-- WHAT IS NEEDED --
Print the lines that start the entries and continue through the one holding "from matplotlib.patches import Patch", please, exactly and with the pictures omitted.

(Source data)
....................

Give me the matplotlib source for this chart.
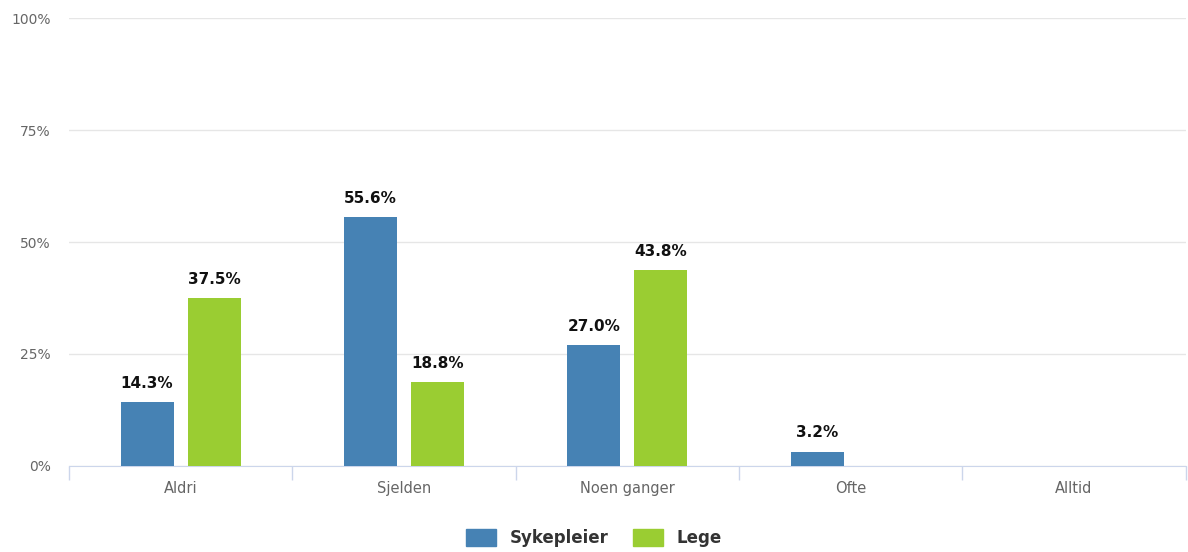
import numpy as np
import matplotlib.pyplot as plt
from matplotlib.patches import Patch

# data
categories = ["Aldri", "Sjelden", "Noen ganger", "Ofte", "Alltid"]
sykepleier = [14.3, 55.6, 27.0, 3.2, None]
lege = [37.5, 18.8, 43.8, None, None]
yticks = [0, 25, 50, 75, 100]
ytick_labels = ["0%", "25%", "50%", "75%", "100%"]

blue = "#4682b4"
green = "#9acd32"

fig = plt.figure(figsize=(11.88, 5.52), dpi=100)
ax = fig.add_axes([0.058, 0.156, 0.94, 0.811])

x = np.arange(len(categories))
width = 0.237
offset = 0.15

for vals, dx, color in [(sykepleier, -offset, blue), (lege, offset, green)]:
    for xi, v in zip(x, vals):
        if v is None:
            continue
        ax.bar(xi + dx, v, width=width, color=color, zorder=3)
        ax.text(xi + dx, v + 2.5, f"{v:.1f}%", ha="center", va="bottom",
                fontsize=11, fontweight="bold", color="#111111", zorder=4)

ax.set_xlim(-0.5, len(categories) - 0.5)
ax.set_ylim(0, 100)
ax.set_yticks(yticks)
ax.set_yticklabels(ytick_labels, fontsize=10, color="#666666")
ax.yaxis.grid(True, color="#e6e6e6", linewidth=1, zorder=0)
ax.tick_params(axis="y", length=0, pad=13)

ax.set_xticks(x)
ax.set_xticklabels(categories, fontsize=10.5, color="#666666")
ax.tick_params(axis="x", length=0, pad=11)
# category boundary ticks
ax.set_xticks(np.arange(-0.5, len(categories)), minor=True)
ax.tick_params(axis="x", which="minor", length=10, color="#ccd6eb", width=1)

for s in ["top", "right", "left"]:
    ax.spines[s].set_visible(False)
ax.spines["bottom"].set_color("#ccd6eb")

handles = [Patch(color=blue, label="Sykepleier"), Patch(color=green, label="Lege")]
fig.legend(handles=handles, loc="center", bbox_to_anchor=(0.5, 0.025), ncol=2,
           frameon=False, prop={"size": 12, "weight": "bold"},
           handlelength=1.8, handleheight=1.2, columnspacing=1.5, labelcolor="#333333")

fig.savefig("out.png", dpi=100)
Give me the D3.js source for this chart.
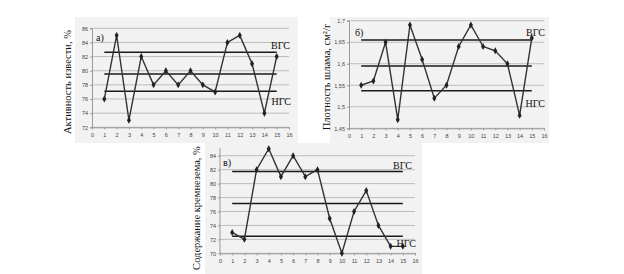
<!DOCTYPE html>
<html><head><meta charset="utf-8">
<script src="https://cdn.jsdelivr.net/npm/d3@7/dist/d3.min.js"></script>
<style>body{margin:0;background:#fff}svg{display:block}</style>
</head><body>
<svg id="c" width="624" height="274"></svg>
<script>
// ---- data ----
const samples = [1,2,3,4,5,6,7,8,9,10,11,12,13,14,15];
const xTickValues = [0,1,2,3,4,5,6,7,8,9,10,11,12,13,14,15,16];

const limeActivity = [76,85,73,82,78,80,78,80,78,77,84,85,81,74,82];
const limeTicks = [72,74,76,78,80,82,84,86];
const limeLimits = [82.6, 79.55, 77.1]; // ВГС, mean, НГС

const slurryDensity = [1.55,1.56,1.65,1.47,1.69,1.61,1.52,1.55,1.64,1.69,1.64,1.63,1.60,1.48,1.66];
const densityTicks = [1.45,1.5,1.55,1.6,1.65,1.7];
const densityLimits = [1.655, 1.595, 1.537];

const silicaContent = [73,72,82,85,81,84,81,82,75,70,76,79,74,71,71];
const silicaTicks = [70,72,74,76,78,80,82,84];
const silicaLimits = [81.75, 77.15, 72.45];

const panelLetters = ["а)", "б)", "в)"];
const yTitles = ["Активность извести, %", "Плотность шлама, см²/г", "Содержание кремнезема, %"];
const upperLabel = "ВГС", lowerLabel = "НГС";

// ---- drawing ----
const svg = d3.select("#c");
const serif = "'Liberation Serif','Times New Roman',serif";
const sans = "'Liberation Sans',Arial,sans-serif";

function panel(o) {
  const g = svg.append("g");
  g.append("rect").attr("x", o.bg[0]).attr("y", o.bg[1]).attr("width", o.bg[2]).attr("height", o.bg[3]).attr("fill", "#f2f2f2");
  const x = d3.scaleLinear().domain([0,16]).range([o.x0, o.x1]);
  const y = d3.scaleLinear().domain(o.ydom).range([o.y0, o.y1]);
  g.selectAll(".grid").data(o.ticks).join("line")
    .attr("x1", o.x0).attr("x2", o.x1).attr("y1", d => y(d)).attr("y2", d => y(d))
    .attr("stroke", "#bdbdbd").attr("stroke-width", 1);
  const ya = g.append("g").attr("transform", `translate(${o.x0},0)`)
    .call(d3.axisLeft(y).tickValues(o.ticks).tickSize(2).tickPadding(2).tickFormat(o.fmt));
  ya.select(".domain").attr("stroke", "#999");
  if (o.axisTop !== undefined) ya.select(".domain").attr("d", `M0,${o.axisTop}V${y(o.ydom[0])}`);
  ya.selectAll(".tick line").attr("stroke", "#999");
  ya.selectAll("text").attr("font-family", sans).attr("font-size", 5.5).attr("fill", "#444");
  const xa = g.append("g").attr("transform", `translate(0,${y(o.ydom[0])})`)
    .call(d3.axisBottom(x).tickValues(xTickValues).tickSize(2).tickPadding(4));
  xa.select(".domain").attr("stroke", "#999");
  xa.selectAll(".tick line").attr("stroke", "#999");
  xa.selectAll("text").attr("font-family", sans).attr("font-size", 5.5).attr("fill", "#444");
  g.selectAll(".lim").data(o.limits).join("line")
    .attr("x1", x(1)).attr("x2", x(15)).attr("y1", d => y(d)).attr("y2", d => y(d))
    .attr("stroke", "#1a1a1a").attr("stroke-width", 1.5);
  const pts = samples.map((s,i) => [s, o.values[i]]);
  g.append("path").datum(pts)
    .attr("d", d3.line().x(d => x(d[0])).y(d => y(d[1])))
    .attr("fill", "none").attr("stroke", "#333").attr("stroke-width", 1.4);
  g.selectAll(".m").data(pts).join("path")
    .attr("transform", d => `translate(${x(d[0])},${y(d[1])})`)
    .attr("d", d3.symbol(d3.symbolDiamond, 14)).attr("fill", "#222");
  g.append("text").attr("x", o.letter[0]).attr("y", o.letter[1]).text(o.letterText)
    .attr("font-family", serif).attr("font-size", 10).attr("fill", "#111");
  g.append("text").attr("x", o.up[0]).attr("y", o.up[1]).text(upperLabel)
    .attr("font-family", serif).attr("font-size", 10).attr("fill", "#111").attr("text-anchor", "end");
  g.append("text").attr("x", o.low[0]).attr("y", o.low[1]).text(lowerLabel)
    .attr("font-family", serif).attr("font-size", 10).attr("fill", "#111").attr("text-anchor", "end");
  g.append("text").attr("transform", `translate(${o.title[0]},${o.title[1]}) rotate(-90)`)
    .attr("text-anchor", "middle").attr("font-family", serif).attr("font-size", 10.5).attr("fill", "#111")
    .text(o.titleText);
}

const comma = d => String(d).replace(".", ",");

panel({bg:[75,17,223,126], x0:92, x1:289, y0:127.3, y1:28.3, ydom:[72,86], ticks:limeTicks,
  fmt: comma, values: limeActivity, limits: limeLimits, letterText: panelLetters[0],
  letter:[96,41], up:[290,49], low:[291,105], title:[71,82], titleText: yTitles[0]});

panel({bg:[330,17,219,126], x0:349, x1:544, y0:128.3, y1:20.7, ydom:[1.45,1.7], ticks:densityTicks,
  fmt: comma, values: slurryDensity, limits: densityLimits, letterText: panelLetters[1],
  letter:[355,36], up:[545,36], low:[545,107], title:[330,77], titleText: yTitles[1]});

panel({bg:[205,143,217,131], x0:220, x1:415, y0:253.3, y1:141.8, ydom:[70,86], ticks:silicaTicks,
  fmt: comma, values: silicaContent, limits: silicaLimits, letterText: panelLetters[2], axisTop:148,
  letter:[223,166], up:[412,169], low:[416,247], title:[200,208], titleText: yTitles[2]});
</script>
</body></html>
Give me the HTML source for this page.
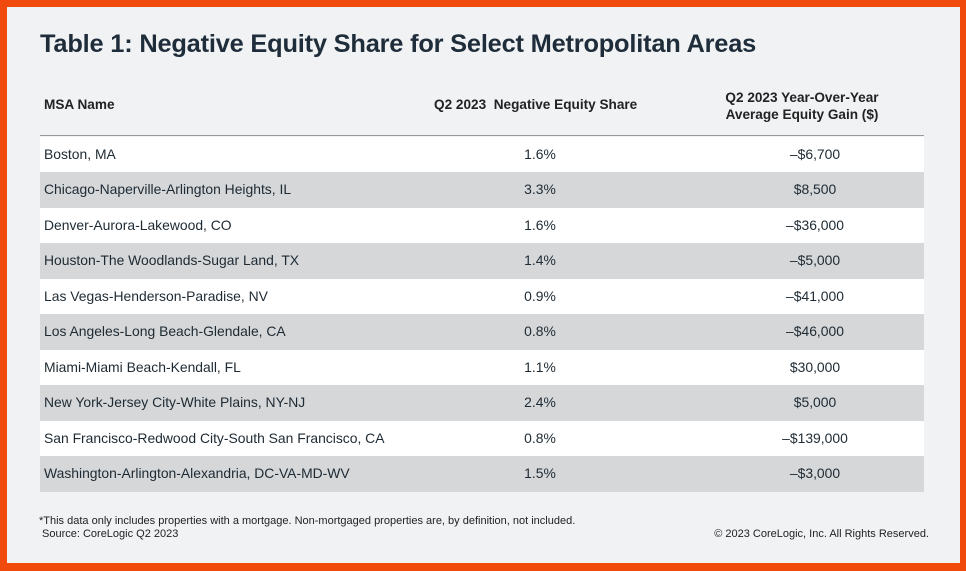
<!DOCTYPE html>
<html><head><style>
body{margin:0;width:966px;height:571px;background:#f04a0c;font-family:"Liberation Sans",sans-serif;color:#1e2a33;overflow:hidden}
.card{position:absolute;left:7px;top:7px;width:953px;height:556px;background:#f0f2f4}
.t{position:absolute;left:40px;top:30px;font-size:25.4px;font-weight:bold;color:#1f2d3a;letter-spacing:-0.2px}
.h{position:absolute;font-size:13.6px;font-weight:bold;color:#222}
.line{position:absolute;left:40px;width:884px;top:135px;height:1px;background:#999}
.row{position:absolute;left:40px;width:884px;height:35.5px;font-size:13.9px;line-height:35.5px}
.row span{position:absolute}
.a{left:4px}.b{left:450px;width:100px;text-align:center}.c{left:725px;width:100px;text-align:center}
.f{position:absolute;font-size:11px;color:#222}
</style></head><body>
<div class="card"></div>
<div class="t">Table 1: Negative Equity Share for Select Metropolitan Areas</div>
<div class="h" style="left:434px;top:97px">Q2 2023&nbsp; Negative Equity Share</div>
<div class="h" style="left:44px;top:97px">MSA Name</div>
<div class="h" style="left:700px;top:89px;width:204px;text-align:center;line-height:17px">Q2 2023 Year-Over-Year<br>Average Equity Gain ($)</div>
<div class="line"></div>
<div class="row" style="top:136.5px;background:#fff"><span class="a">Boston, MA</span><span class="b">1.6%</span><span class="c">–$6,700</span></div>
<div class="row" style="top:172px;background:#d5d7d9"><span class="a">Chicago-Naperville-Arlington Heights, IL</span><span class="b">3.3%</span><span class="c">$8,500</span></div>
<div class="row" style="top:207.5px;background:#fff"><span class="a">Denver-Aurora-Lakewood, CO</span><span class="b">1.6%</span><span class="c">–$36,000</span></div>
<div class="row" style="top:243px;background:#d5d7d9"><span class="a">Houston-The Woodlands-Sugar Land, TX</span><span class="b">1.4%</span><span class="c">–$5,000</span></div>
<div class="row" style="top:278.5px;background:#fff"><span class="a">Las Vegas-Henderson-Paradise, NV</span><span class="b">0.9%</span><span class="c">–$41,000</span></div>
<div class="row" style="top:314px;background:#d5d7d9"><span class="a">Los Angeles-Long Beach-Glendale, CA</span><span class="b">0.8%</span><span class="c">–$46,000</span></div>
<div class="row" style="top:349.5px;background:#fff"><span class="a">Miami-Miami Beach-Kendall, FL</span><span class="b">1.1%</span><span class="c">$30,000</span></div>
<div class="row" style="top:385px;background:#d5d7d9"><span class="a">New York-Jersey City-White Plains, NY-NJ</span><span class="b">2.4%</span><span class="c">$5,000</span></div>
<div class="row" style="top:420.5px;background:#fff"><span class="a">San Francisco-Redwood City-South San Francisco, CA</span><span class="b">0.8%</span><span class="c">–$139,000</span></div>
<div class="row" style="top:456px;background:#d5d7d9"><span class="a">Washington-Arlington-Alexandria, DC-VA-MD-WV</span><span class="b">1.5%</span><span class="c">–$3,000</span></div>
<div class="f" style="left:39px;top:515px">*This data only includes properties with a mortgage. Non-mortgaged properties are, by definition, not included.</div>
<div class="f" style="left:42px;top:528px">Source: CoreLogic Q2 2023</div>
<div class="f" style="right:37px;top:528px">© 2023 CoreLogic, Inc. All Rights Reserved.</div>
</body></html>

....................

-- TASK RESPONSE --
Give me the matplotlib source for this chart.
import numpy as np
import matplotlib.pyplot as plt
from matplotlib.patches import Patch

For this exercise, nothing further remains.